Rather, the Chinese economic expansion is suffering from excess investment and local government-dominated investment duplication, which will result in ruinous overproduction, he said.

The macro-economic data released recently by the National Bureau of Statistics gave a clear picture of the problems.

In the first three quarters of this year, fixed-asset investment jumped by 30.5 percent year on year, the highest real growth since 1993.

Between January and September, the investment mania, which swept through sectors such as iron and steel, real estate and alumina, led to soaring prices for all investment goods.

Meanwhile, the rapid investment growth was accompanied by fast increases in both money supply and bank lending.

In the first nine months, M2 - a key measure of money supply including cash in circulation and deposits - posted a year-on-year jump of 20.7 percent to reach 21.36 trillion yuan (US$2.58 trillion), up 4.2 percentage points over the previous year.

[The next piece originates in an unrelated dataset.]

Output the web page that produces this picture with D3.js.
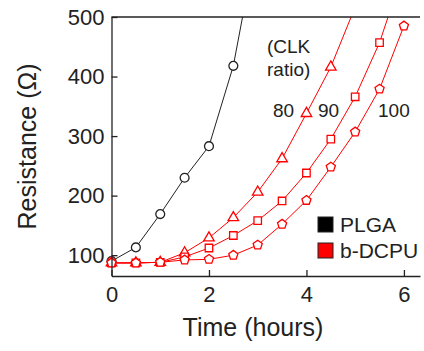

At the end of September, new loans by all financial institutions totaled up to 2.7 trillion yuan (US$326.4 billion), 745.9 billion yuan (US$90.19 billion) more than all they lent for the full of last year.

The People's Bank of China (PBOC), the country's central bank, admitted that the growth in money supply and credit was high despite its precautionary measures.

What's more worrisome is that investment growth has failed to push up the consumer price index (CPI) by a big margin. The CPI reported a year-on-year increase of 1.1 percent in September and an average gain of 0.7 percent year on year in the first nine months.

The mixed message has spurred economic researchers to warn that the economy, shadowed by both inflation and deflation factors, and is locked at the crossroads.

"A step ahead may push the economy into real overheating but a step backward may send it back into deflation," said Wang Zhao, a researcher with the Development Research Center of the State Council.

The central bank, however, appeared more straightforward in forecasting grave consequences of investment-driven overheating.

"Currently, production and investment costs as well as property prices have seen a quick rebound and we should prevent too fast a rise in capital prices and the danger of capital bubbles," it said in a recent report.